The embrace of conflicting and contrasting narratives is at the core of what needs to be centered in order for the most vulnerable members of our community to be heard. Operating within a binary, or even on a rigid spectrum flattens critical difference. The community is being challenged to simultaneously unlearn internalized anti-blackness and to radically engage in critical understandings and practices of decolonization; do right by our hearts at the expense of braving the irrational; and recognize privilege within while daring to speak out against abuses of power. However, when I look at recent “Actions of disruption”, I am compelled to point out the [(un)intentional] effects of dehumanization, objectification, oppression, and erasure of bodies in our community. When specific people dominate and control community discourse, they need to be accountable for the amount of space they inhabit and the implications of the mode of communication they enact.
It is vital that the most vulnerable voices be heard and supported at every level.
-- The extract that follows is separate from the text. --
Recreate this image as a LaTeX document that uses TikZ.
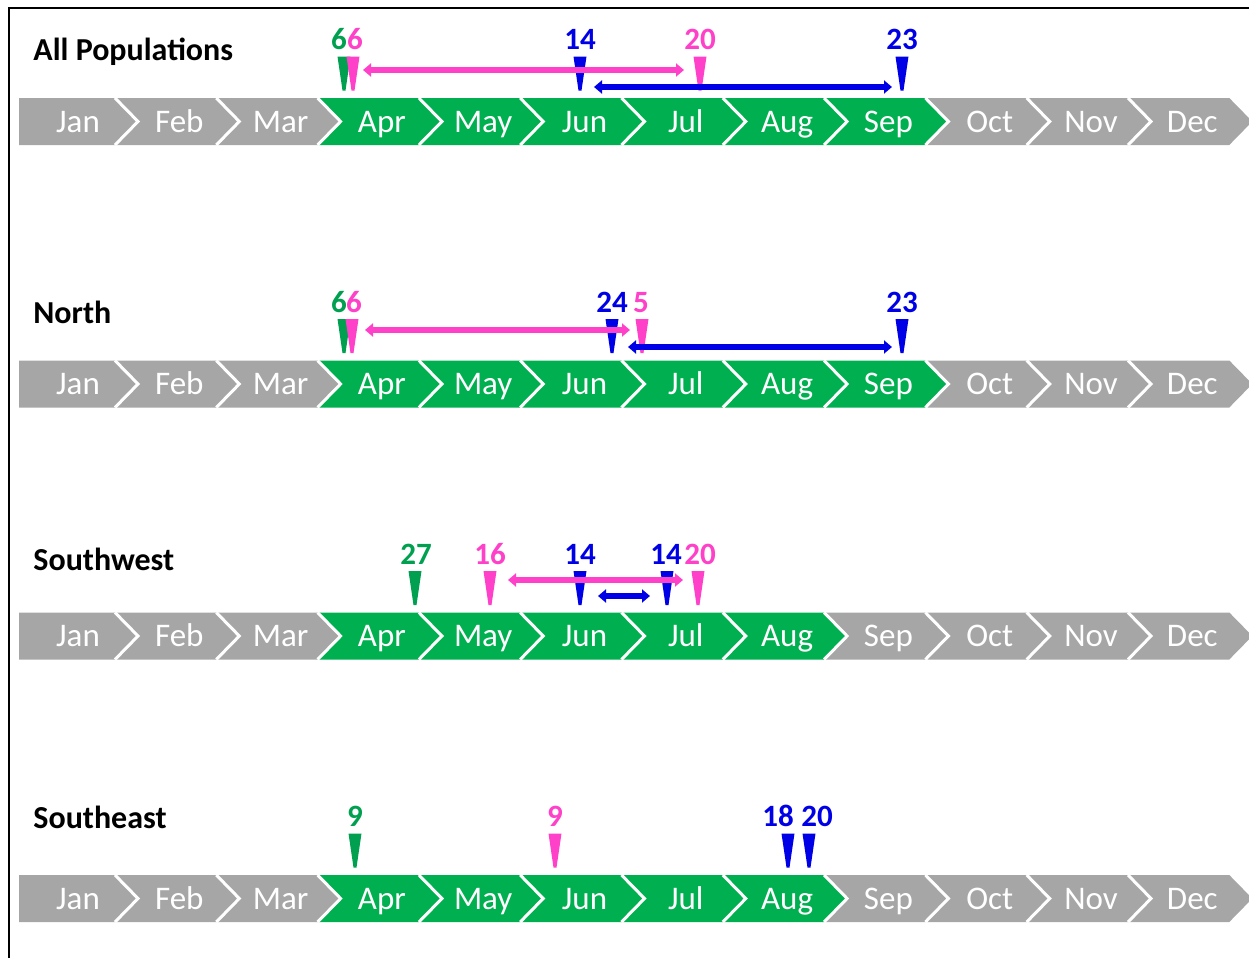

In every instance, we must center our perspective from that of the most disadvantaged one in order to engage with the realities of living in an oppressive environment. We must also be critical of the dominant, most vocal students and hold them accountable for perpetuating the violation of others’ right to participate in dialogue, and the silencing, re-traumatizing norms they have embraced. It’s essential to uplift and bring to light erased complexities of all peoples’ histories. Otherwise there is an inherent robbing of agency and dismissal of voices that share one collective community identity especially when the beliefs of the collective community do not fall in line with the group claiming to advocate for everyone. Sweeping public generalizations that systematically categorize and inflict violence on other bodies is a continuation of White Supremacy strategies that prevent the entire community from embracing difference and collectively organizing against racism in all its forms.
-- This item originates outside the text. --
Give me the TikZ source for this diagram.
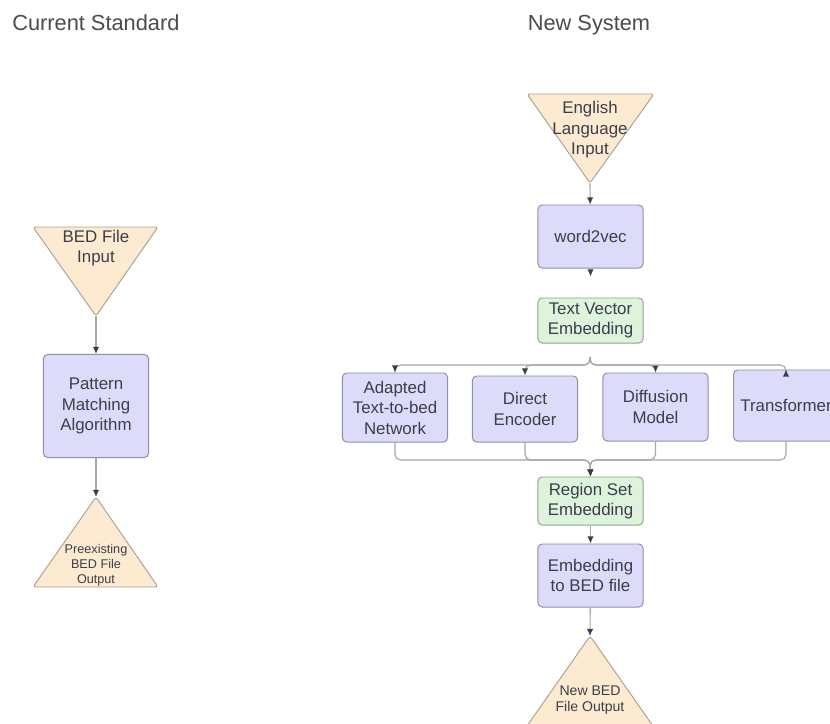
\documentclass[tikz,border=0pt]{standalone}
\usepackage{fontspec}
\setmainfont{Liberation Sans}
\usetikzlibrary{arrows.meta}

\definecolor{trifill}{HTML}{FCEBD0}
\definecolor{tridraw}{HTML}{ABA397}
\definecolor{bluefill}{HTML}{DCDCFA}
\definecolor{bluedraw}{HTML}{8E8FA6}
\definecolor{greenfill}{HTML}{DDF3DC}
\definecolor{greendraw}{HTML}{90A48F}
\definecolor{linecol}{HTML}{A6A6A6}
\definecolor{tipcol}{HTML}{3B3F4C}
\definecolor{txtcol}{HTML}{3D3D4B}
\definecolor{titlecol}{HTML}{4B4B4B}

\begin{document}
\begin{tikzpicture}[
    x=0.025cm, y=-0.025cm,
    >={Latex[length=5pt,width=4.5pt,color=tipcol]},
    txt/.style={text=txtcol,font=\fontsize{12}{14.6}\selectfont,align=center,inner sep=0},
    box/.style={txt,draw=bluedraw,fill=bluefill,rounded corners=3pt,line width=0.7pt,minimum width=2.625cm},
    emb/.style={box,draw=greendraw,fill=greenfill},
    tri/.style={draw=tridraw,fill=trifill,line width=0.7pt,rounded corners=2pt},
    flow/.style={->,draw=linecol,line width=0.8pt,rounded corners=4pt},
    title/.style={text=titlecol,font=\fontsize{15.5}{18}\selectfont,inner sep=0}
    ]
    \useasboundingbox (0,0) rectangle (830,724);
    \clip (0,0) rectangle (830,724);

    % titles
    \node[title,anchor=base west] (cur) at (12,30) {Current Standard};
    \node[title,anchor=base] (new) at (589,30) {New System};

    % triangles
    \draw[tri] (33,227) -- (158,227) -- (96,316) coordinate (bin-tip) -- cycle;
    \draw[tri] (96,497) coordinate (pbo-tip) -- (158,587) -- (33,587) -- cycle;
    \draw[tri] (527,94) -- (654,94) -- (590,183) coordinate (eli-tip) -- cycle;
    \draw[tri] (590,636) coordinate (nbo-tip) -- (653,726) -- (527,726) -- cycle;

    % triangle texts
    \node[txt] (bin) at (96,248) {BED File\\Input};
    \node[txt,font=\fontsize{9}{10.7}\selectfont] (pbo) at (96,565) {Preexisting\\BED File\\Output};
    \node[txt] (eli) at (590,130) {English\\Language\\Input};
    \node[txt,font=\fontsize{10}{11.4}\selectfont] (nbo) at (590,700) {New BED\\File Output};

    % boxes
    \node[box,minimum height=2.575cm] (pma) at (96,406) {Pattern\\Matching\\Algorithm};
    \node[box,minimum height=1.575cm] (wv) at (590.5,236.5) {word2vec};
    \node[emb,minimum height=1.125cm] (tve) at (590.5,320.5) {Text Vector\\Embedding};
    \node[box,minimum height=1.725cm] (ad) at (395,407.5) {Adapted\\Text-to-bed\\Network};
    \node[box,minimum height=1.65cm] (de) at (525,409) {Direct\\Encoder};
    \node[box,minimum height=1.7cm] (dm) at (655.5,407) {Diffusion\\Model};
    \node[box,minimum height=1.775cm] (tr) at (786,405.5) {Transformer};
    \node[emb,minimum height=1.2cm] (rse) at (590.5,501) {Region Set\\Embedding};
    \node[box,minimum height=1.575cm] (ebf) at (590.5,575.5) {Embedding\\to BED file};

    % split and join points
    \coordinate (split) at (590,357);
    \coordinate (fork) at (590,365);
    \coordinate (join) at (590,460);

    % arrows
    \draw[flow] (bin-tip) -- (pma);
    \draw[flow] (pma) -- (pbo-tip);
    \draw[flow] (eli-tip) -- (wv);
    \draw[flow,shorten >=0.525cm] (wv) -- (tve);
    \foreach \b in {ad,de,dm,tr}
      \draw[flow] (split) -- (fork) -| (\b.north);
    \foreach \b in {ad,de,dm,tr}
      \draw[flow] (\b.south) |- (join) -- (rse.north);
    \draw[flow] (rse) -- (ebf);
    \draw[flow] (ebf) -- (nbo-tip);
  \end{tikzpicture}
\end{document}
A key strategy for this has to be creating and holding spaces to hear and look at differences and at conflicting realities. It helps reveal context-driven understandings of the present. In the current climate, the potential to generate new realities after embracing multiple truths is being constricted, right at the heart of our need to organize and collaborate together. There is a clear, shared understanding that the most vulnerable voices need to be heard and incorporated into understanding the workings of power, but there also needs to be a shared willingness to engage in dialogue with the community as a whole, a willingness to meet and listen to people where they are. The community needs to imagine together and brave the possibility of establishing a new system that discontinues the mirrored structures of oppression—so that we may see each member of our community for their entirety, and create ways to collaborate while being aware of difference among us and the urgency to create and enable change together.